À l’heure actuelle, et malgré les engagements pris lors de l’Accord de Paris d’aligner les flux financiers avec les objectifs de mitigation et d’adaptation au changement climatique, la transition écologique souffre d’un déficit de financement criant. Dans le même temps, les financements des énergies fossiles se maintiennent à des niveaux importants. L’incohérence des politiques publiques se combine visiblement à une sous-estimation des risques financiers liés au climat. À l’évidence, les trajectoires de réduction des émissions de CO2 basées sur une analyse coût/bénéfice sont futiles face à un budget carbone défini. De même, les analyses du coût de remplacement de la biodiversité s’appuient sur une vision erronée des impacts combinatoires, exponentiels et irréversibles. L’érosion de la biodiversité est un problème particulièrement complexe et encore très mal compris par les marchés financiers, qui oublient bien souvent que les gains en un endroit ne compensent en rien les pertes ailleurs, contrairement aux émissions de gaz à effet de serre.

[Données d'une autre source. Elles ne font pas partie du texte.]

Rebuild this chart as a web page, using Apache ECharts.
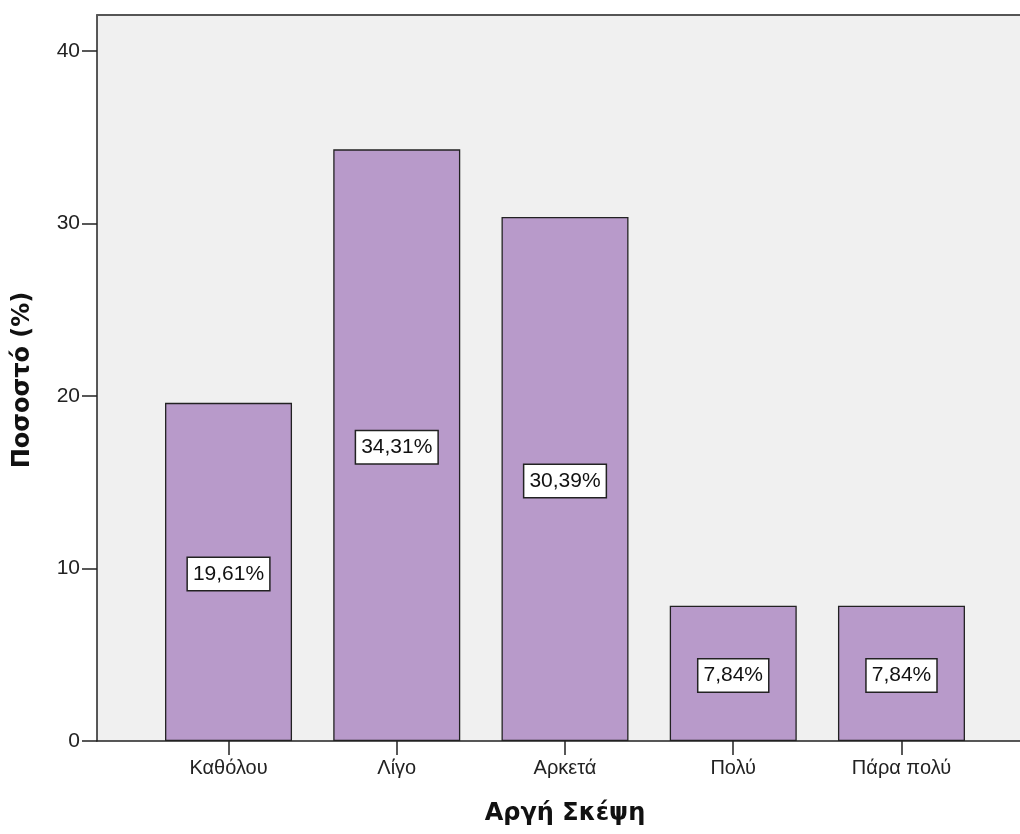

Greenwashing et Competence greenwashing

Si le mot écoblanchiment1 est aujourd’hui entré dans le langage courant, un nouveau terme pointe le bout de son nez: le « competence greenwashing ». Le terme trouve son origine dans une publication du professeur Kim Schumacher2, « the impacts of greenwashing and competence greenwashing on sustainable finance and ESG investing ». En identifiant d’une part le fossé entre les déclarations des entreprises et des acteurs de la finance et, d’autre part, les ressources et capacités organisationnelles dédiées à assurer la précision et la consistance des mesure d’impacts, Kim Schumacher dénonce le manque criant de compétences des acteurs concernés.

Si vous êtes amateur de bande dessinée, vous vous souvenez peut-être que dans l’album n°25 d’Astérix intitulé « le Grand Fossé », un village Gaulois qui est coupé en deux par un grand fossé, se perd en querelles intestines. Du pain béni pour l’infâme Acidenitrix, un sombre manipulateur à tête de hareng saur, toujours prêt à vous faire une queue de poisson. De même, le fossé mesuré par le professeur Schumacher favorise le greenwashing et décrédibilise les efforts en faveur de la transition écologique.

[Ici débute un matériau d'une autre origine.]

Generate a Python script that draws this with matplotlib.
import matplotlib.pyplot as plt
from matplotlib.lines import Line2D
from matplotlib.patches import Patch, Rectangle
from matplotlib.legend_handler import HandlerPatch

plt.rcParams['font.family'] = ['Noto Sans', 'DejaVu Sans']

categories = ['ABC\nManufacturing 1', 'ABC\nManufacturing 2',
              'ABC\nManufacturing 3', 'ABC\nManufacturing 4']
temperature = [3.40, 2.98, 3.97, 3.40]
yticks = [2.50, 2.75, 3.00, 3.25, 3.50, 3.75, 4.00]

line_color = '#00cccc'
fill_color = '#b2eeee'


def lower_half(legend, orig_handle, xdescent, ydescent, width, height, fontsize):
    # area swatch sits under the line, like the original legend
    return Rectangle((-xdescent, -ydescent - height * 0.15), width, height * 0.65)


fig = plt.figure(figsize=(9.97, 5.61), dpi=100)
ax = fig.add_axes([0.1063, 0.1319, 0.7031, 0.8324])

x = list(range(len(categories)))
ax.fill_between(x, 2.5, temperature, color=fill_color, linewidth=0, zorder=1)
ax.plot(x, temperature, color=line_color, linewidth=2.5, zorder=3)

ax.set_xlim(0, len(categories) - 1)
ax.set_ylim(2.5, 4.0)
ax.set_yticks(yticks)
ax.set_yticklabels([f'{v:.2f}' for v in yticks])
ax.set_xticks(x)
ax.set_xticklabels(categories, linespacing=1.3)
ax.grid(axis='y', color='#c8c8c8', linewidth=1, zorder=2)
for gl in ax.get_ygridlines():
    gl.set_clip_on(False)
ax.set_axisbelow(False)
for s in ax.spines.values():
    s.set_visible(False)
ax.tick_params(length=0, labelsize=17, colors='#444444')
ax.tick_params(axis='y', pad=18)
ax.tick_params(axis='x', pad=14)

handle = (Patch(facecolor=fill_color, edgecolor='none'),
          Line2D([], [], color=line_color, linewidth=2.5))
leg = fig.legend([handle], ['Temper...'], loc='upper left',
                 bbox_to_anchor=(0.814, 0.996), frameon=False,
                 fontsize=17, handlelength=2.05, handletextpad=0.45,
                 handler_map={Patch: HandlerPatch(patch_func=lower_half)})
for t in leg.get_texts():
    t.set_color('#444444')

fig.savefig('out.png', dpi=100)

Le greenwashing est dangereux car il est trompeur et peut entraver les efforts pour atteindre les objectifs de durabilité. Il est également dévastateur car il génère le doute et jette l’opprobre sur la finance durable.

Le greenwashing est dangereux car il est trompeur et peut entraver les efforts pour atteindre les objectifs de durabilité. Mais le greenwashing est aussi dévastateur car il génère le doute et jette l’opprobre sur la finance durable. Parmi les Acidenitrix d’aujourd’hui, on retrouve les marchands de doute, les fabriques d’ignorance, les entrepreneurs de l’agnotologie, les illusionnistes de la science et de l’information.

Relayer le message du professeur Schumacher et appeler à une montée en compétence du secteur financier sur ces sujets est indispensable. Le moment est venu de prêcher pour renforcer l’éducation des intermédiaires financiers à la durabilité, mais aussi pour insister sur la nécessité de partenariats entre le monde de la finance et le monde de la science afin de garantir un maximum de robustesse, d’intégrité et de consistance scientifique. Il est temps de militer pour l’humilité des banquiers et pour proscrire l’utilisation d’une terminologie d’expert en développement durable sans expertise scientifique. La feuille de route de la finance verte se doit d’être réelle et pas virtuelle. Elle doit être concrète, transparente et honnête, sans minorer les impacts négatifs ni majorer les impacts positifs.

1 Ou « greenwashing », pratique qui consiste à mettre en avant des arguments écologiques qui ne correspond pas, ou correspond insuffisamment, à la teneur du message.

2 Kim Schumacher est maître de conférences en finance durable et stratégie ESG à l’institut de technologie de Tokyo.